Baitz’s skillfully brewed concoction -- decidedly shaken, not stirred -- works exceedingly well in this two-acter, especially as the complex story is brought to life by an ensemble of gifted veteran thespians. The plot concerns Brooke (Robin Weigert), a troubled author who has relocated to the East Coast, who visits her doting parents in their Palm Springs home -- stylishly rendered with desert background by set designer Takeshi Kata -- during the holidays following George W. Bush’s 2004 reelection. At first, the sixtyish Lyman (Robert Foxworth) and Polly Wyeth (JoBeth Williams) are thrilled to see their errant writer of a daughter, as well as their son Trip (Michael Weston), a reality TV producer.
But tensions soon flare, enflamed by politics: Staunch Reaganites who defend Bush’s imperial misadventures in Iraq and Afghanistan, Lyman and Polly quickly clash with the lefty Brooke. Polly’s substance abusing sister ,Silda Grauman (Jeannie Berlin), enters the combustible fray with pithy critiques of Polly, an ex-screenwriter, and of Lyman, a former B-actor who went on to become GOP chairman.

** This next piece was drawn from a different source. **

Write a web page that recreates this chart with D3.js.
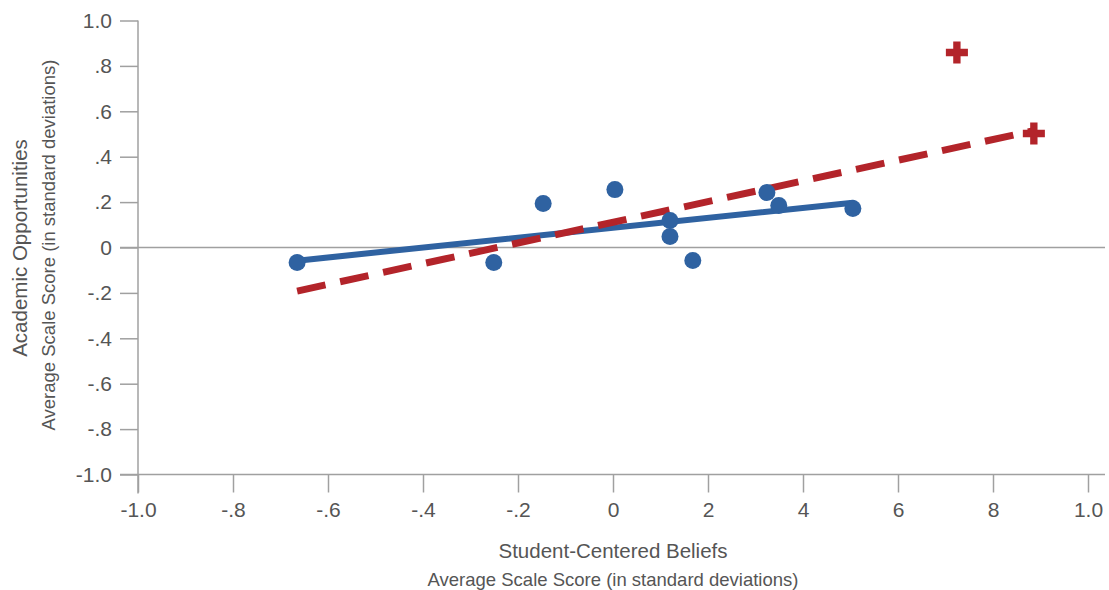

Just as George and Martha purported to have an offstage son in Edward Albee’s Who’s Afraid of Virginia Woolf? the Wyeths’ son/ brother/nephew is similarly an unseen presence in Other Desert Cities who casts a long shadow. It turns out that during the 1970s Henry joined a Weathermen-like extremist antiwar group of domestic terrorists who, we are told, after a “propaganda of the deed” to protest Vietnam goes terribly wrong, dies -- probably in a self-inflicted way. The loss of Henry seems to weigh especially heavily on Brooke’s shoulders, causing her to become depressed and institutionalized. But she has come out of her catatonic state by writing a tell-all confessional about her long lamented older brother -- which also threatens to shatter her already polarized family. Brooke’s Republican parents appear to be trying to live down the legacy of their wayward radical son and vociferously object to publication of the book and the ensuing nightmare, presumably because they will have to relive the worst moment of their lives, one which they have been trying to leave behind in the rear view mirror for decades.
The really delicious thing about this play is how its storyline and characters wander about the desert in unexpected ways. There’s nothing worse than seeing a show and correctly guessing the lines of dialogue and figuring out its denouement well in advance. But as the name of this work -- which refers to a road sign -- indicates, Other Desert Cities heads in unforeseen directions, with unexpected plot twists and turns. Act I is a dramedy, with plenty of pithy one-liners and zingers hurled back and forth, often with then-topical references about WMDs, Colin Powell and “whining lefties.” Act II is decidedly more of a drama, with the chickens coming home to roost for the dysfunctional Wyeths.
The ensemble is superbly directed by Robert Egan; well-versed in all things Baitz he has repeatedly collaborated with the playwright, who also created the ABC family series, Brothers & Sisters. The cast is simply stellar.